Dear Mom and Dad July 20
The mask I got in Bali has a funny story behind it. We were killing time in Denpasar on the morning of our flight, which took off in the afternoon, and we were wandering aimlessly around the ugly city. I saw a market and out of the corner of my eye I saw a sign that said art market on the third floor. We ran up and found a floor of wood works. They were staining some pieces in front of our eyes. Even though we weren’t getting the local price like they told us I was sure we were getting it cheaper than in Kuta beach. We saw some people there with notebooks and lists buying in bulk. I’m sure it was going to some touristy shop and would sell for twice the price. Peter got a very nice carving and I got a fantastic mask. We haggled a bit and got the price down a few dollars to $12 for my mask. I was a little worried that I’d paid too much but it’s a really nice mask and for us it’s really not that much money. Later that day at the airport I saw the same mask and went up to it to check the price. My jaw dropped when I saw the tag of $120 dollars. I smiled and went to the gate.

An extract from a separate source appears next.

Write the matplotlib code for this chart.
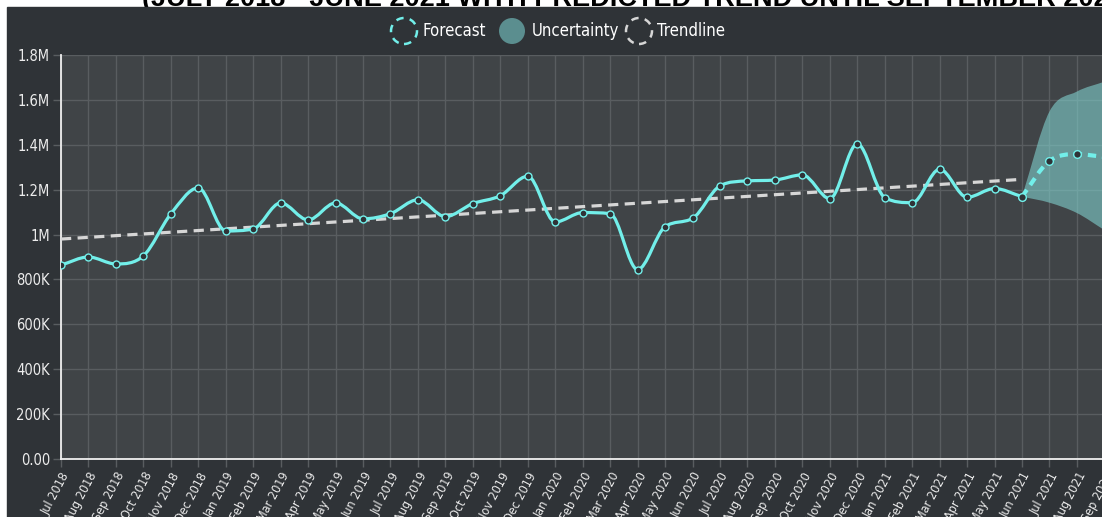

I had an experience today that I need to write about before I forget the details. So far it was one of the best experiences of the trip. We took a break from the main temple complex and decided to do the older, less magnificent ones east of Siem Reap. The Roluos temples are about three to four hundred years older than the ones at Angkor Wat, but not nearly as grand. One of them was magnificent, but the others were quite small and in disrepair. We finished up the temples quite quickly and flipped through the guidebook to find something else to do that wasn’t too far away and wasn’t in the main complex. We found Banteay Srei. I’m pretty sure we didn’t make it there when we visited four years ago. It’s about 30 km away from Siem Reap and is much smaller than the other ruins. However, it’s bas-reliefs and carvings are better preserved than any other Angkor ruins. It was pretty amazing. The stone is has an orange-pink hue to it and it’s in such good condition it looks like it was carved yesterday. It was built by one of the Hindu kings (before they were converted to Buddhism) and is dedicated to Vishnu. There are some spectacular carvings depicting certain scenes from Ramayana. The drive out there was really nice too because about 15 minutes outside of Siem Reap it becomes beautiful, quiet, and serene. It would have been worth it to do the drive without seeing the temple. But the drive and the temple weren’t the best part.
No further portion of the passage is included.